* start *

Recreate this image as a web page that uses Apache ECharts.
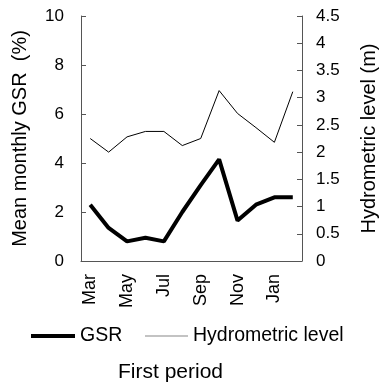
<!DOCTYPE html>
<html><head><meta charset="utf-8">
<script src="https://cdn.jsdelivr.net/npm/echarts@6/dist/echarts.min.js"></script>
<style>html,body{margin:0;padding:0;background:#fff}#c{width:380px;height:388px}</style>
</head><body><div id="c"></div>
<script>
const months = ['Mar','Apr','May','Jun','Jul','Aug','Sep','Oct','Nov','Dec','Jan','Feb'];
const gsr = [2.3, 1.35, 0.8, 0.95, 0.8, 2.0, 3.1, 4.15, 1.65, 2.3, 2.6, 2.6];
const hydro = [2.25, 2.0, 2.28, 2.38, 2.38, 2.12, 2.25, 3.13, 2.71, 2.45, 2.18, 3.11];
const leftTicks = {min: 0, max: 10, interval: 2};
const rightTicks = {min: 0, max: 4.5, interval: 0.5};
const font = 'Liberation Sans, Arial, sans-serif';
const axisCol = '#555';
const chart = echarts.init(document.getElementById('c'), null, {renderer: 'canvas'});
chart.setOption({
  animation: false,
  backgroundColor: '#fff',
  grid: {left: 81, right: 78, top: 16, bottom: 127, containLabel: false, outerBoundsMode: 'none'},
  graphic: [{
    type: 'text', left: 118, top: 362,
    style: {text: 'First period', font: '21px ' + font, fill: '#000'}
  }],
  legend: [{
    left: 31, top: 326, padding: 0, itemWidth: 44, itemHeight: 4, icon: 'rect',
    textStyle: {fontFamily: font, fontSize: 19.5, color: '#000'},
    itemStyle: {color: '#000'},
    data: [{name: 'GSR'}]
  }, {
    left: 145, top: 326, padding: 0, itemWidth: 43, itemHeight: 1, icon: 'rect',
    textStyle: {fontFamily: font, fontSize: 19.5, color: '#000'},
    itemStyle: {color: '#888'},
    data: [{name: 'Hydrometric level'}]
  }],
  xAxis: {
    type: 'category', data: months, boundaryGap: true,
    axisLine: {lineStyle: {color: axisCol, width: 1}},
    axisTick: {inside: true, length: 5, lineStyle: {color: axisCol}},
    axisLabel: {rotate: 90, interval: 1, margin: 13, fontFamily: font, fontSize: 18, color: '#000'},
    splitLine: {show: false}
  },
  yAxis: [{
    type: 'value', min: leftTicks.min, max: leftTicks.max, interval: leftTicks.interval,
    name: 'Mean monthly GSR  (%)', nameLocation: 'middle', nameGap: 51,
    nameTextStyle: {fontFamily: font, fontSize: 20, color: '#000'},
    axisLine: {show: true, lineStyle: {color: axisCol}},
    axisTick: {show: true, inside: true, length: 5, lineStyle: {color: axisCol}},
    axisLabel: {fontFamily: font, fontSize: 17, color: '#000', margin: 17},
    splitLine: {show: false}
  }, {
    type: 'value', min: rightTicks.min, max: rightTicks.max, interval: rightTicks.interval,
    name: 'Hydrometric level (m)', nameLocation: 'middle', nameGap: 57,
    nameTextStyle: {fontFamily: font, fontSize: 20, color: '#000'},
    axisLine: {show: true, lineStyle: {color: axisCol}},
    axisTick: {show: true, inside: true, length: 5, lineStyle: {color: axisCol}},
    axisLabel: {fontFamily: font, fontSize: 17, color: '#000', margin: 14},
    splitLine: {show: false}
  }],
  series: [{
    name: 'GSR', type: 'line', yAxisIndex: 0, data: gsr,
    symbol: 'none', lineStyle: {color: '#000', width: 4}, itemStyle: {color: '#000'}
  }, {
    name: 'Hydrometric level', type: 'line', yAxisIndex: 1, data: hydro,
    symbol: 'none', lineStyle: {color: '#000', width: 1}, itemStyle: {color: '#000'}
  }]
});
</script></body></html>
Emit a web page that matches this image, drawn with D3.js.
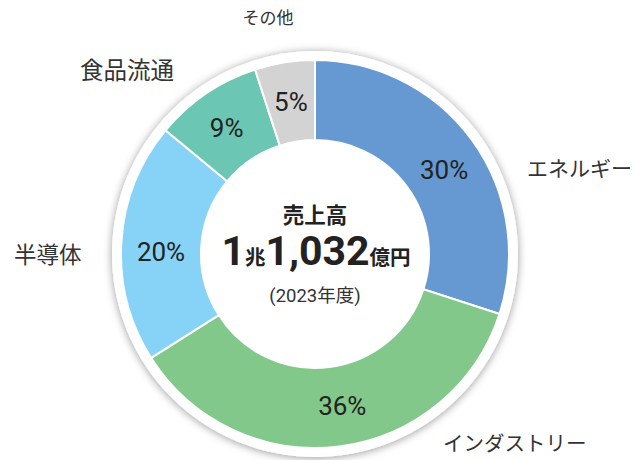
<!DOCTYPE html>
<html><head><meta charset="utf-8">
<script src="https://cdn.jsdelivr.net/npm/d3@7"></script>
<style>
html,body{margin:0;padding:0;background:#fff;}
svg{display:block;font-family:Roboto,"Noto Sans CJK JP",sans-serif;}
</style></head>
<body>
<svg id="chart" width="639" height="460"></svg>
<script>
const categories = ["エネルギー","インダストリー","半導体","食品流通","その他"];
const values = [30, 36, 20, 9, 5];
const colors = ["#6699d2","#82c88b","#87d3f7","#6cc6b4","#d3d3d3"];
const totalTitle = "売上高";
const totalParts = [["1","big"],["兆","small"],["1,032","big"],["億円","small"]];
const yearLabel = "(2023年度)";

const svg = d3.select("#chart");
const cx = 315, cy = 254, rOuter = 194, rInner = 114, rLabel = 154;
// small angular nudges (degrees) for the in-slice percentage labels
const labelNudge = [3, -3, -3, -0.8, 0];

const defs = svg.append("defs");
const f = defs.append("filter").attr("id","sh").attr("x","-20%").attr("y","-20%").attr("width","140%").attr("height","140%");
f.append("feDropShadow").attr("dx",0).attr("dy",1).attr("stdDeviation",4.5).attr("flood-color","#000").attr("flood-opacity",0.4);

const g = svg.append("g").attr("transform",`translate(${cx},${cy})`);
g.append("circle").attr("r",203).attr("fill","#fff").attr("filter","url(#sh)");

const pie = d3.pie().sort(null).value(d=>d);
const arcs = pie(values);
const arc = d3.arc().innerRadius(rInner).outerRadius(rOuter);
const labelArc = d3.arc().innerRadius(rLabel).outerRadius(rLabel);

g.selectAll("path.slice").data(arcs).join("path")
  .attr("class","slice")
  .attr("d",arc)
  .attr("fill",(d,i)=>colors[i])
  .attr("stroke","#fff").attr("stroke-width",2);

function labelPos(d,i){
  const sh = labelNudge[i]*Math.PI/180;
  return labelArc.centroid({startAngle:d.startAngle+sh,endAngle:d.endAngle+sh});
}
g.selectAll("text.pct").data(arcs).join("text")
  .attr("class","pct")
  .attr("x",(d,i)=>labelPos(d,i)[0])
  .attr("y",(d,i)=>labelPos(d,i)[1])
  .attr("text-anchor","middle").attr("dominant-baseline","central")
  .attr("font-size",26).attr("fill","#222")
  .text(d=>d.data+"%");

// outer category labels
const outerPos = [
  {x:527,y:167,anchor:"start",size:21},
  {x:443,y:442,anchor:"start",size:20.5},
  {x:14,y:253,anchor:"start",size:22.5},
  {x:80,y:69,anchor:"start",size:23.5},
  {x:268,y:16,anchor:"middle",size:17}
];
svg.selectAll("text.cat").data(categories).join("text")
  .attr("class","cat")
  .attr("x",(d,i)=>outerPos[i].x).attr("y",(d,i)=>outerPos[i].y)
  .attr("text-anchor",(d,i)=>outerPos[i].anchor)
  .attr("dominant-baseline","central")
  .attr("font-size",(d,i)=>outerPos[i].size)
  .attr("font-family","'Noto Sans CJK JP',sans-serif")
  .attr("fill","#333")
  .text(d=>d);

// center text
g.append("text").attr("x",0).attr("y",-31).attr("text-anchor","middle")
  .attr("font-size",21.5).attr("font-weight","bold").attr("fill","#222")
  .attr("font-family","'Noto Sans CJK JP',sans-serif")
  .text(totalTitle);
const t2 = g.append("text").attr("x",1).attr("y",11).attr("text-anchor","middle")
  .attr("font-weight","bold").attr("fill","#222");
totalParts.forEach(p=>{
  t2.append("tspan").attr("font-size",p[1]==="big"?41:20.5)
    .attr("font-family",p[1]==="big"?"Roboto,sans-serif":"'Noto Sans CJK JP',sans-serif")
    .text(p[0]);
});
g.append("text").attr("x",0).attr("y",48).attr("text-anchor","middle")
  .attr("font-size",18.5).attr("fill","#333")
  .text(yearLabel);
</script>
</body></html>
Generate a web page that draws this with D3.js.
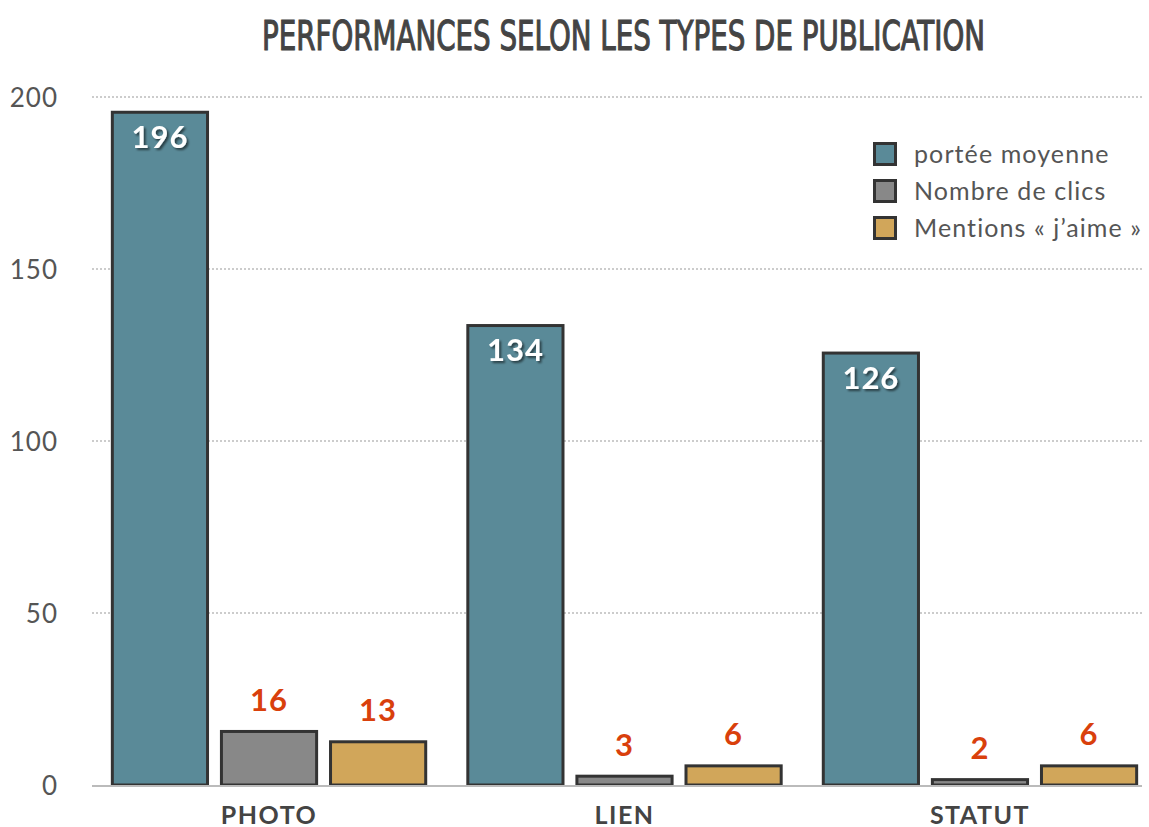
<!DOCTYPE html>
<html><head><meta charset="utf-8">
<script src="https://cdn.jsdelivr.net/npm/d3@7"></script>
<style>body{margin:0;background:#fff}</style>
</head><body>
<svg id="c" width="1149" height="827"></svg>
<script>
const categories = ["PHOTO", "LIEN", "STATUT"];
const seriesNames = ["portée moyenne", "Nombre de clics", "Mentions « j’aime »"];
const porteeMoyenne = [196, 134, 126];
const nombreClics = [16, 3, 2];
const mentionsJaime = [13, 6, 6];
const yTicks = [0, 50, 100, 150, 200];
const title = "PERFORMANCES SELON LES TYPES DE PUBLICATION";

const seriesValues = [porteeMoyenne, nombreClics, mentionsJaime];
const colors = ["#5a8a98", "#888888", "#d1a65a"];

const svg = d3.select("#c");
const defs = svg.append("defs");
const f = defs.append("filter").attr("id","sh").attr("x","-20%").attr("y","-20%").attr("width","140%").attr("height","140%");
f.append("feDropShadow").attr("dx",2).attr("dy",2).attr("stdDeviation",1.2).attr("flood-color","#000").attr("flood-opacity",0.55);

const x0 = d3.scaleBand().domain(categories).range([92, 1157]).paddingInner(0.11).paddingOuter(0.053);
const x1 = d3.scaleBand().domain(d3.range(3)).range([0, x0.bandwidth()]).paddingInner(0.1).paddingOuter(0);
const y = d3.scaleLinear().domain([0, 200]).range([785, 97]);

// title
svg.append("text").attr("x", 262).attr("y", 50).attr("textLength", 723).attr("lengthAdjust","spacingAndGlyphs")
  .style("font-family","'Liberation Sans Narrow','DejaVu Sans Condensed','Roboto Condensed',sans-serif")
  .style("font-stretch","condensed").style("font-size","40px").style("font-weight","normal")
  .attr("fill","#444").attr("stroke","#444").attr("stroke-width",1.1).text(title);

// y axis
const yAxis = d3.axisLeft(y).tickValues(yTicks).tickSize(0).tickPadding(0);
const ga = svg.append("g").attr("transform","translate(58,0)").call(yAxis);
ga.select(".domain").remove();
ga.selectAll("text").attr("fill","#555").style("font-family","Lato, sans-serif").style("font-size","26px").style("letter-spacing","1px").attr("dy","0.35em");

svg.append("g").selectAll("line").data(yTicks.filter(d=>d>0)).join("line")
  .attr("x1",92).attr("x2",1142).attr("y1",d=>y(d)).attr("y2",d=>y(d))
  .attr("stroke","#999").attr("stroke-width",1).attr("stroke-dasharray","2,2");

// bars
const groups = svg.append("g").selectAll("g").data(categories).join("g")
  .attr("transform", d => `translate(${x0(d)},0)`);

groups.each(function(cat, ci){
  const g = d3.select(this);
  seriesValues.forEach((vals, si) => {
    const v = vals[ci];
    const bx = x1(si), bw = x1.bandwidth();
    g.append("rect").attr("x", bx+1.5).attr("y", y(v)+1.5).attr("width", bw-3).attr("height", Math.max(0, y(0)-y(v)-1.5))
      .attr("fill", colors[si]).attr("stroke","#333").attr("stroke-width",3);
    if (si === 0) {
      g.append("text").attr("x", bx+bw/2).attr("y", y(v)+37).attr("text-anchor","middle")
        .attr("fill","#fff").attr("filter","url(#sh)").style("font-family","Lato, sans-serif")
        .style("font-size","31px").style("font-weight","bold").style("letter-spacing","1px").text(v);
    } else {
      g.append("text").attr("x", bx+bw/2).attr("y", y(v)-19).attr("text-anchor","middle")
        .attr("fill","#d9400c").style("font-family","Lato, sans-serif")
        .style("font-size","31px").style("font-weight","bold").style("letter-spacing","1px").text(v);
    }
  });
});

// baseline
svg.append("line").attr("x1",92).attr("x2",1142).attr("y1",y(0)+1).attr("y2",y(0)+1).attr("stroke","#bbb").attr("stroke-width",2);

// x axis labels
const xAxis = d3.axisBottom(x0).tickSize(0).tickPadding(0);
const gx = svg.append("g").attr("transform",`translate(0,${y(0)})`).call(xAxis);
gx.select(".domain").remove();
gx.selectAll("text").attr("y",39).attr("dy",0).attr("fill","#444").style("font-family","Lato, sans-serif").style("font-size","25px").style("font-weight","bold").style("letter-spacing","1.5px");

// legend
const lg = svg.append("g").attr("transform","translate(873,142)");
seriesNames.forEach((n,i) => {
  const r = lg.append("g").attr("transform",`translate(0,${i*37})`);
  r.append("rect").attr("x",1.5).attr("y",1.5).attr("width",21).attr("height",21).attr("fill",colors[i]).attr("stroke","#333").attr("stroke-width",3);
  r.append("text").attr("x",41).attr("y",21).attr("fill","#555").style("font-family","Lato, sans-serif").style("font-size","25px").style("letter-spacing","1.1px").text(n);
});
</script>
</body></html>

* end *

* Task description: Reproduce each line from the records that contains the word "page".

* Answer to this task:
Recreate this image as a web page that uses Apache ECharts.
Emit a web page that matches this image, drawn with D3.js.
Generate a web page that draws this with D3.js.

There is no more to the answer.